So you want to… Buy a farm?

Buying a farm is a once-in-a-lifetime opportunity that can bring a host of questions and conundrums.

With so much at stake, getting the right farm, at the right price, at the right time, is crucial.

Matthew Sudlow, head of estates and farm agency at Strutt & Parker, provides some tips.

See also: Revealed: The UK’s most expensive farm sales

How to start?

It is important to be clear about your objectives before you start looking for a farm.

Sit down with your family and other stakeholders to agree what your priorities should be, including search areas.

Involving a third party in these discussions can be helpful. They can be impartial and may contribute ideas that change or refine requirements.

Where to look?

The internet may be the first port of call for people looking for residential property, but when it comes to buying land and farms, what is advertised online is not the whole story.

Private sales may account for 20-25% of the market, so talking to agents is also vital.

An experienced agent should be able to talk to you about what land is available off market and point towards farms that might be coming forward in the next six months.

When to look?

Spring and early summer, when farms look their best, is when most farms are traditionally launched.

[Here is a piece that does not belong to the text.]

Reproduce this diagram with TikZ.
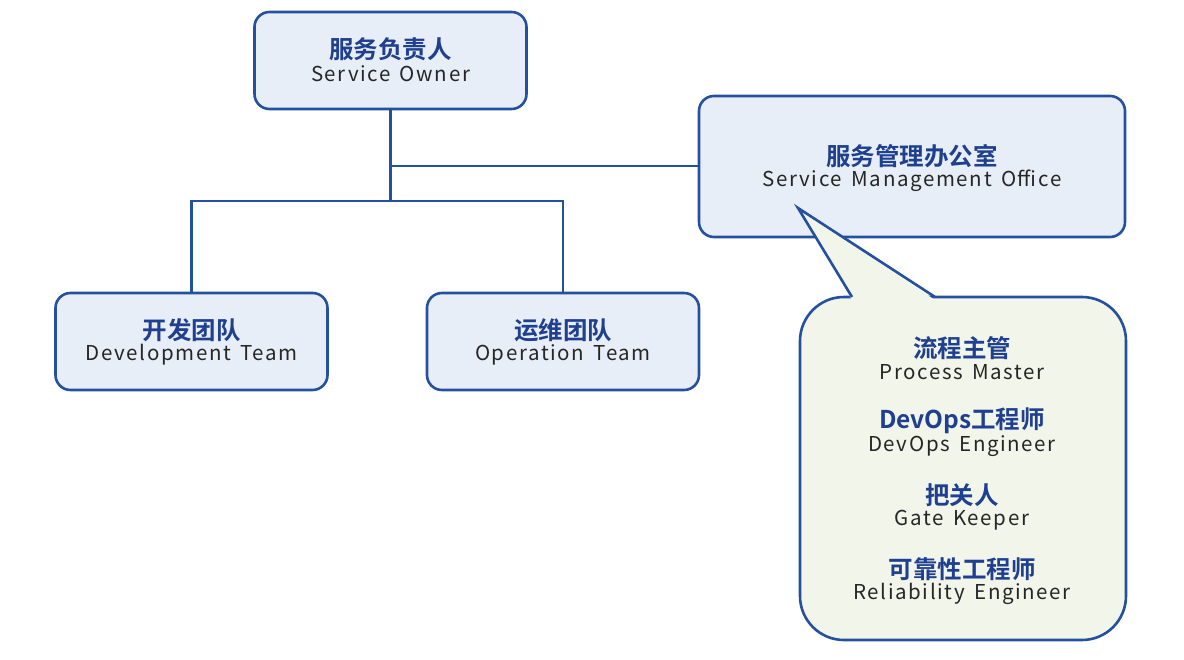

However, over the past few years the market has become a little less seasonal, with more transactions taking place in the second half of the year.

How long does it take?

The number of farms that come to the market each year is relatively small, so searching can take time.

It is not unusual for a buyer to be in the market for two or three years before making a purchase.

The minimum time it takes to find and buy a farm is about six months.

Buyers with capital gains tax rollover money have three years to reinvest their cash. If they are unable to secure a farm within this time, HMRC may grant an extension in exceptional circumstances.

The role of a buying agent

The majority of agents don’t just sell land – they will also act as a buying agent if required. This means they are retained to represent the buyer, aiming to smooth the process.

A buying agent may help search for the right farm; advise on technical aspects of a farm’s potential, including drawing up budgets; value the property; and lead sale negotiations.

Once an offer has been accepted, they can work with the other professionals involved – such as lawyers and accountants – to carry out due diligence checks and get the deal finalised.

Some buyers want lots of help, while others only want input at certain stages.

Agents typically charge a small percentage of the purchase price or have a fixed fee arrangement.

Tips for viewings

Most buyers want at least two viewings of a property before considering making an offer.

Don’t be afraid to ask awkward questions or, if you aren’t comfortable doing this, get your agent to do it.

This can uncover, for example, if the heap of rubble at the back of the yard includes asbestos that will need disposing, or if ditches full of water point to drainage problems.

Take photographs of anything you are worried about so you can investigate it further.

Buyers can make the most of a first viewing by researching the property online first. The interactive Magic map, managed by Natural England, can help identify land designations and rights of way.

Before making an offer

With land values highly polarised – arable values in England ranged from a high of £17,500/acre to a low of £5,200/acre during the first half of 2020 – doing your research is crucial.

Values can vary widely within counties and even within parishes, so you’ll need detailed knowledge of the local market before making an offer.

There’s a huge range of considerations to factor in, including what the soil is capable of producing; any planning restrictions; if the land is in an Area of Outstanding Natural Beauty or includes a site of special scientific interest; if it floods; or if the farm has been zoned for development.

Prove yourself

Relatively early in the process, buyers will be asked to prove they have the financial resources to support a purchase. Expect to be asked to provide a financial reference from either your bank manager or accountant.

Anti-money laundering and counter-terrorist financing legislation was strengthened in 2017, requiring much more stringent checks on buyers.

Buyers will need to show proof of identity and proof of residence. If buying through a company or trust structure, both the buying agent and selling agent will need to know all the stakeholders and beneficiaries.

Stamp duty

Stamp duty land tax varies according to the purchase price and property, but the majority of farms usually fall under the “mixed use” classification, with a top rate of 5% (compared with 12% for residential property).